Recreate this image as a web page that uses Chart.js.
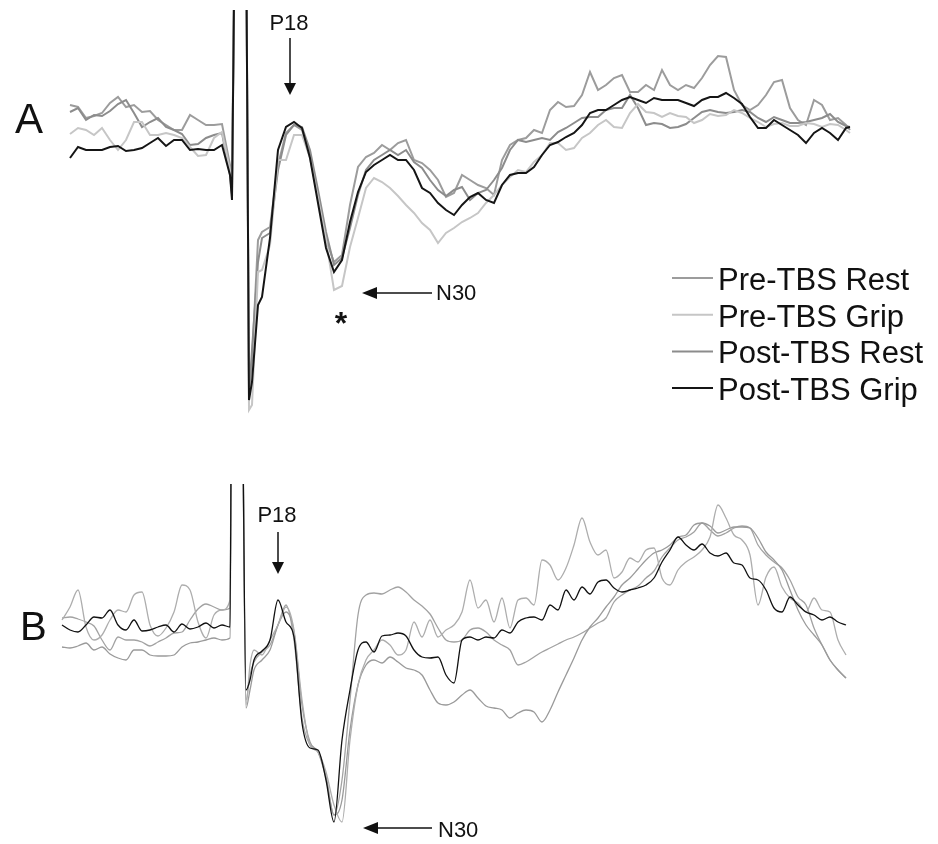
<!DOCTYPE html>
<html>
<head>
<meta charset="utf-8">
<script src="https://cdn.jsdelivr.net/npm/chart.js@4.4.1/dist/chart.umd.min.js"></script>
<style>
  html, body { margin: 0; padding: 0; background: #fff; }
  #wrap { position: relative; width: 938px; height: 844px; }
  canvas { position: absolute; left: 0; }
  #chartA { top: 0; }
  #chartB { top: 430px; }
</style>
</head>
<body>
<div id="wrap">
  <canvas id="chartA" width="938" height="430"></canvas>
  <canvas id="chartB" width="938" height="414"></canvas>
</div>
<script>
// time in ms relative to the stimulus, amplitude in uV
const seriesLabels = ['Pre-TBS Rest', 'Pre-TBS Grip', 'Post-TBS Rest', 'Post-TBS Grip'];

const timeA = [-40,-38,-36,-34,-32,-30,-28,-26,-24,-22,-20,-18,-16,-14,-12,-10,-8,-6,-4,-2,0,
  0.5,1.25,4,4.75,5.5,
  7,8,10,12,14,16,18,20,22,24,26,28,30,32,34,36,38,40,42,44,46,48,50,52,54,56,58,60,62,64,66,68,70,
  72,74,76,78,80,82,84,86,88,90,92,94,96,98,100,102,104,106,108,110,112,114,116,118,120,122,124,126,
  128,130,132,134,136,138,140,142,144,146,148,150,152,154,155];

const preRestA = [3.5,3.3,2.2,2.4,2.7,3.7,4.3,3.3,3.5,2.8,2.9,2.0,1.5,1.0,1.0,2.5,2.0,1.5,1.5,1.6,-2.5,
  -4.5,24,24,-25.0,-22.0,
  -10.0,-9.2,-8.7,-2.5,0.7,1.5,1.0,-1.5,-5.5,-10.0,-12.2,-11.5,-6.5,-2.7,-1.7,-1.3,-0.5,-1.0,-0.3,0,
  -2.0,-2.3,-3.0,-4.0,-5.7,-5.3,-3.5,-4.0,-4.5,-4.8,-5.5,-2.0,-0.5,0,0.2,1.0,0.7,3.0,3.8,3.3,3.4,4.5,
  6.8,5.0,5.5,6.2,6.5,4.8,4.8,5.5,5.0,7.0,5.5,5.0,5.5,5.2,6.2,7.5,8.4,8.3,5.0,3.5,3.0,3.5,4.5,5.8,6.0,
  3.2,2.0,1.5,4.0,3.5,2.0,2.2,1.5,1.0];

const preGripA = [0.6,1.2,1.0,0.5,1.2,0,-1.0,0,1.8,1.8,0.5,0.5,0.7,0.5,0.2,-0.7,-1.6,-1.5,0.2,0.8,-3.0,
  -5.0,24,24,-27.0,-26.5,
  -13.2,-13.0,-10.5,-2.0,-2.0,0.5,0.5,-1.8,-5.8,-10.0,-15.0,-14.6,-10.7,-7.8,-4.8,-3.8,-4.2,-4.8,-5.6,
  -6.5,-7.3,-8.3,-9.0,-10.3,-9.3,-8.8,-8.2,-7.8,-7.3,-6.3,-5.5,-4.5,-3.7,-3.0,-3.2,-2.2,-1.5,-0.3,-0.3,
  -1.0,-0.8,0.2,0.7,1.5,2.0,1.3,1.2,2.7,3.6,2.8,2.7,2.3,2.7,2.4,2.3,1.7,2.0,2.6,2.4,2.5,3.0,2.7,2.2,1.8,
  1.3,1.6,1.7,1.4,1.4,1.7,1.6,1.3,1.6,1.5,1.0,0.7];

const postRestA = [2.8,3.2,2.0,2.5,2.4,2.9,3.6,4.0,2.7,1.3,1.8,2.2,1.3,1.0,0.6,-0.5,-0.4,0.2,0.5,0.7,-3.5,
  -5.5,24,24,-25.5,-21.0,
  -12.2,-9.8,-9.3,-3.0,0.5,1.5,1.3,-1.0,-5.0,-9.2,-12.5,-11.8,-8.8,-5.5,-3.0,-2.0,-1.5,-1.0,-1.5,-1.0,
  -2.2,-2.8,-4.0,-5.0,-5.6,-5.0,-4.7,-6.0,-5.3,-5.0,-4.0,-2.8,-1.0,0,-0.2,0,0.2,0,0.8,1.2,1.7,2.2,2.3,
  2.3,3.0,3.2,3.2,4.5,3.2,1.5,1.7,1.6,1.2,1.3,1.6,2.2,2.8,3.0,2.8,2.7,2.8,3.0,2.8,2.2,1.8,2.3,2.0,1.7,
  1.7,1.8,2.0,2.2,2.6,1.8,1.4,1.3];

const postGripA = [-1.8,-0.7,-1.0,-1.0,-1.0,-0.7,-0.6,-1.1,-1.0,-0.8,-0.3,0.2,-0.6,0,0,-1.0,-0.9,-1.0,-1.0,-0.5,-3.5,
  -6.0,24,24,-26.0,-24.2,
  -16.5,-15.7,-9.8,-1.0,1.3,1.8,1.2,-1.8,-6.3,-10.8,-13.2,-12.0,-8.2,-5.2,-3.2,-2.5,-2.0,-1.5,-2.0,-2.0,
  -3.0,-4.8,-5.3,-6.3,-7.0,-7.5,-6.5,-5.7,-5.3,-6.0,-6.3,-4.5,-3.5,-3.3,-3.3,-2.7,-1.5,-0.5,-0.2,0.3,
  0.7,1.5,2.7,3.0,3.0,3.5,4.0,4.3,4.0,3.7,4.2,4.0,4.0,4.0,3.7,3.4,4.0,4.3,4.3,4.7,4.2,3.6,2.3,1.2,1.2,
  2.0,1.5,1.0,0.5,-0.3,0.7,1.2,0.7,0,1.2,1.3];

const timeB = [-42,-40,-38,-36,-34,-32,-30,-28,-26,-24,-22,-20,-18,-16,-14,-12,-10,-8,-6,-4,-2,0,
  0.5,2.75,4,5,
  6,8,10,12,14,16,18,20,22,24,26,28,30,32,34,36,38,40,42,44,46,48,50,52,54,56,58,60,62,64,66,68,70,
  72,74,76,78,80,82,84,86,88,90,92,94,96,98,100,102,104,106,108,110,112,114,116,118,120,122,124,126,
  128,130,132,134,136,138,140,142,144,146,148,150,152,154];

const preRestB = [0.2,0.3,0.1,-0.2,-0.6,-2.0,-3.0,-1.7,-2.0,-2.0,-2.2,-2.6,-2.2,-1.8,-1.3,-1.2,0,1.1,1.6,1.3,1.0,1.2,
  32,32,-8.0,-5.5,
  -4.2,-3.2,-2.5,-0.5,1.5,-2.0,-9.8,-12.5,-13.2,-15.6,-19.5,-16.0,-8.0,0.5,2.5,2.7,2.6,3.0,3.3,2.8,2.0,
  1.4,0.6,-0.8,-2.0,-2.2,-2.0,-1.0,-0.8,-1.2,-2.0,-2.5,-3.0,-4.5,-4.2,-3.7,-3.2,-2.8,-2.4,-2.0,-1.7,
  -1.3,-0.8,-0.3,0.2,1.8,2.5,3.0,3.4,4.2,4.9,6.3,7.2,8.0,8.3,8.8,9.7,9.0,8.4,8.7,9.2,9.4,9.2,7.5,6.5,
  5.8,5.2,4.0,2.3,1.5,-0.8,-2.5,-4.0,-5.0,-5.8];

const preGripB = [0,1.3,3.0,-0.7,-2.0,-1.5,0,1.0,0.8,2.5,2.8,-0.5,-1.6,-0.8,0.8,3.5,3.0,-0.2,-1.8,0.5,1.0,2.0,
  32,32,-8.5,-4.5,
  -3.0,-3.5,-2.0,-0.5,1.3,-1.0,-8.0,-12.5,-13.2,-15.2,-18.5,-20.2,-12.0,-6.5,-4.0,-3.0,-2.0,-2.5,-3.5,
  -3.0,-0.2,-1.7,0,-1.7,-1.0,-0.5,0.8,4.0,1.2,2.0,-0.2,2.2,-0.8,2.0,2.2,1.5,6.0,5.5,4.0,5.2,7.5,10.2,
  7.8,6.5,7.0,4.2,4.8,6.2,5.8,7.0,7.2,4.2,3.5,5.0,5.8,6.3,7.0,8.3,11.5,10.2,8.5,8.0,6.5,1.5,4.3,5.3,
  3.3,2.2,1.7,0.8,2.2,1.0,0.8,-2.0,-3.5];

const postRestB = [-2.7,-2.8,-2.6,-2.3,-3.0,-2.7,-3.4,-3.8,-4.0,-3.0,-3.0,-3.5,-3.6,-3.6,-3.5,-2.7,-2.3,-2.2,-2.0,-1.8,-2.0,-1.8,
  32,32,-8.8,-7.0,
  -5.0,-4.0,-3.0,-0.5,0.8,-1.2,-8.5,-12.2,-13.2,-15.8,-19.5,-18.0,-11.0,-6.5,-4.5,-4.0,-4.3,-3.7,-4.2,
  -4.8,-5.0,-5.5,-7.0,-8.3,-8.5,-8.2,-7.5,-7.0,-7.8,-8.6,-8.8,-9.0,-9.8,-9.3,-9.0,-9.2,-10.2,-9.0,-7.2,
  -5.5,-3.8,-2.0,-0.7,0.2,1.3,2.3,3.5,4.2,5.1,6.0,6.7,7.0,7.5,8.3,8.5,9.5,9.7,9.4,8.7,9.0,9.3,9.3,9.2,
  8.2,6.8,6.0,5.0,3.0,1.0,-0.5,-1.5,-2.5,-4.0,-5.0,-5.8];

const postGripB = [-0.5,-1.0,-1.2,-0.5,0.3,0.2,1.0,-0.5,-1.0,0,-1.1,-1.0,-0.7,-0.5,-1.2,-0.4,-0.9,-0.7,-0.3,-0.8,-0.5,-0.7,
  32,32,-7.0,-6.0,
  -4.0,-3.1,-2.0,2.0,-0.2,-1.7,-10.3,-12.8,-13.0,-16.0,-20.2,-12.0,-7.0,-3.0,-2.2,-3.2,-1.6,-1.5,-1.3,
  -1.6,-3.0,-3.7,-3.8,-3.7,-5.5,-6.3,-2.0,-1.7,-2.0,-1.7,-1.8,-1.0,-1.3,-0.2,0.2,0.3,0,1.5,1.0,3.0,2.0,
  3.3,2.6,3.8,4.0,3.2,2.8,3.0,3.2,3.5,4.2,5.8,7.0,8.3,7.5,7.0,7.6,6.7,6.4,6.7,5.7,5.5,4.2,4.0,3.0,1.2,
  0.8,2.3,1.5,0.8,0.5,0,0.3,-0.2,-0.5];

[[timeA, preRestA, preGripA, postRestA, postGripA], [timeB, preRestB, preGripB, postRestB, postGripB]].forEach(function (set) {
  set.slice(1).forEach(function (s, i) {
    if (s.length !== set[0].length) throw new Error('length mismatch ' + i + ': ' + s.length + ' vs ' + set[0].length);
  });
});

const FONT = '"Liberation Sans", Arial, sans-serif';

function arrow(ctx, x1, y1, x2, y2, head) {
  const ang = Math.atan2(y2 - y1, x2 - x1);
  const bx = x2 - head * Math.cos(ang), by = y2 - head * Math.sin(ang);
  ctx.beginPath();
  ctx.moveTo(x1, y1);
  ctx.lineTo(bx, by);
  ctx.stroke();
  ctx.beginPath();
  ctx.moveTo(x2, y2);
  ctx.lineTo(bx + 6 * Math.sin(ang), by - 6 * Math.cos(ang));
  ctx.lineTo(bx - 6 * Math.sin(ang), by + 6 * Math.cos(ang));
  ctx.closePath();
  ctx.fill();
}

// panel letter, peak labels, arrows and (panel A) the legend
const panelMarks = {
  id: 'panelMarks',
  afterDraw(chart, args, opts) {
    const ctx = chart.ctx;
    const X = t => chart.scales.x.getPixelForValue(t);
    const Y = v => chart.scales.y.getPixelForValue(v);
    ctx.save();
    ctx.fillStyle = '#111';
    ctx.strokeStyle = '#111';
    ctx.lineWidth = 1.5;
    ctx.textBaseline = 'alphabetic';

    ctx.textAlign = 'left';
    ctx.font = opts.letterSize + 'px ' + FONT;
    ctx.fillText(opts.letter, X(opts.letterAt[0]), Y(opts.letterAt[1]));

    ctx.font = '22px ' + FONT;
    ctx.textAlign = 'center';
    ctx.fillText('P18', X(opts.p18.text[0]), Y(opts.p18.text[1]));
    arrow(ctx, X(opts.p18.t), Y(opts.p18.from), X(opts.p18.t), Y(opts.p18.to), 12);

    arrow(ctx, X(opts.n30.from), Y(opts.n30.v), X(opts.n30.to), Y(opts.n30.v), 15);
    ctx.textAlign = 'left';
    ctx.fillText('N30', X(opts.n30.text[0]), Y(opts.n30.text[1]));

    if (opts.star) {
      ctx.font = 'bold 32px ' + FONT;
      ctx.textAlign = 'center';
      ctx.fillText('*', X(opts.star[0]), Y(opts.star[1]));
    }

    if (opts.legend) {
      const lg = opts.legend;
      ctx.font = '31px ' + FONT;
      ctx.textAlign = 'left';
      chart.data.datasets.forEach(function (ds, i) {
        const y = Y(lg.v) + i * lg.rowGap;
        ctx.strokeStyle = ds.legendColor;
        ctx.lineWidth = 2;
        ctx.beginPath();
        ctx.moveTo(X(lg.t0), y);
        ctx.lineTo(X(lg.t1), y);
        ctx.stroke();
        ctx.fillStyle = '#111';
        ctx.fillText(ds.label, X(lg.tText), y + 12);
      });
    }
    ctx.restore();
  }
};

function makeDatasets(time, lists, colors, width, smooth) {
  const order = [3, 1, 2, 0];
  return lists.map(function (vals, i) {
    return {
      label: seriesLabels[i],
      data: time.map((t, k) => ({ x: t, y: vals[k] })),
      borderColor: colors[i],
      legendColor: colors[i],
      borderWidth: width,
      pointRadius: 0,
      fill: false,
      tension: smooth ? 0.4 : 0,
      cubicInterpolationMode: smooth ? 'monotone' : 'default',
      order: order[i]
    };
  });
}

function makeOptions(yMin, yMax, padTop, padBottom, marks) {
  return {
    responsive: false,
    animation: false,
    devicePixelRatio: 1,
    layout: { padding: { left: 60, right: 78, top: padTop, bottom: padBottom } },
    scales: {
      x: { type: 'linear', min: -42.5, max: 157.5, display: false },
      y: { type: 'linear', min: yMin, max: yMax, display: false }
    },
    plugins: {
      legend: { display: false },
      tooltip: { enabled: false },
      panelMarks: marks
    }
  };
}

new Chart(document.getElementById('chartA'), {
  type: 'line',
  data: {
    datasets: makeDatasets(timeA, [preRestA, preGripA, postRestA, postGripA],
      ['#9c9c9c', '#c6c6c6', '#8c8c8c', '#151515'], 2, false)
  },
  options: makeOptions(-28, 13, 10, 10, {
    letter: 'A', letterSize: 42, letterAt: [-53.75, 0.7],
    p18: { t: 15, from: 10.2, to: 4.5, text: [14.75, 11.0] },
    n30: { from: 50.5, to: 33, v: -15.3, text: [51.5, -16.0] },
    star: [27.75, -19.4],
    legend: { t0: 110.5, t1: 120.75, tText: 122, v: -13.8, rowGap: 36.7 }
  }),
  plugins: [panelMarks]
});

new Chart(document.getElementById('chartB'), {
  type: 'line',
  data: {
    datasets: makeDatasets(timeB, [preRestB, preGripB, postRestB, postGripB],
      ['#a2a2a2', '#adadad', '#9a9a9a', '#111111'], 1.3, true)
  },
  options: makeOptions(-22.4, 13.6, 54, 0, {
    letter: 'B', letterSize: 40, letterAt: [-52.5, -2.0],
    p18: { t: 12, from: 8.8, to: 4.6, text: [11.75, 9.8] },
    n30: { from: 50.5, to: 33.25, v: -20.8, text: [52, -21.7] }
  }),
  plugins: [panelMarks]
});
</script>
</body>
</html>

********

— THE TASK —
Starting at the top of the listing above, reproduce each line up to and including the one with "3.2,2.0,1.5,4.0,3.5,2.0,2.2,1.5,1.0];"; omit the pictures.

— ANSWER TO THIS TASK —
Recreate this image as a web page that uses Chart.js.
<!DOCTYPE html>
<html>
<head>
<meta charset="utf-8">
<script src="https://cdn.jsdelivr.net/npm/chart.js@4.4.1/dist/chart.umd.min.js"></script>
<style>
  html, body { margin: 0; padding: 0; background: #fff; }
  #wrap { position: relative; width: 938px; height: 844px; }
  canvas { position: absolute; left: 0; }
  #chartA { top: 0; }
  #chartB { top: 430px; }
</style>
</head>
<body>
<div id="wrap">
  <canvas id="chartA" width="938" height="430"></canvas>
  <canvas id="chartB" width="938" height="414"></canvas>
</div>
<script>
// time in ms relative to the stimulus, amplitude in uV
const seriesLabels = ['Pre-TBS Rest', 'Pre-TBS Grip', 'Post-TBS Rest', 'Post-TBS Grip'];

const timeA = [-40,-38,-36,-34,-32,-30,-28,-26,-24,-22,-20,-18,-16,-14,-12,-10,-8,-6,-4,-2,0,
  0.5,1.25,4,4.75,5.5,
  7,8,10,12,14,16,18,20,22,24,26,28,30,32,34,36,38,40,42,44,46,48,50,52,54,56,58,60,62,64,66,68,70,
  72,74,76,78,80,82,84,86,88,90,92,94,96,98,100,102,104,106,108,110,112,114,116,118,120,122,124,126,
  128,130,132,134,136,138,140,142,144,146,148,150,152,154,155];

const preRestA = [3.5,3.3,2.2,2.4,2.7,3.7,4.3,3.3,3.5,2.8,2.9,2.0,1.5,1.0,1.0,2.5,2.0,1.5,1.5,1.6,-2.5,
  -4.5,24,24,-25.0,-22.0,
  -10.0,-9.2,-8.7,-2.5,0.7,1.5,1.0,-1.5,-5.5,-10.0,-12.2,-11.5,-6.5,-2.7,-1.7,-1.3,-0.5,-1.0,-0.3,0,
  -2.0,-2.3,-3.0,-4.0,-5.7,-5.3,-3.5,-4.0,-4.5,-4.8,-5.5,-2.0,-0.5,0,0.2,1.0,0.7,3.0,3.8,3.3,3.4,4.5,
  6.8,5.0,5.5,6.2,6.5,4.8,4.8,5.5,5.0,7.0,5.5,5.0,5.5,5.2,6.2,7.5,8.4,8.3,5.0,3.5,3.0,3.5,4.5,5.8,6.0,
  3.2,2.0,1.5,4.0,3.5,2.0,2.2,1.5,1.0];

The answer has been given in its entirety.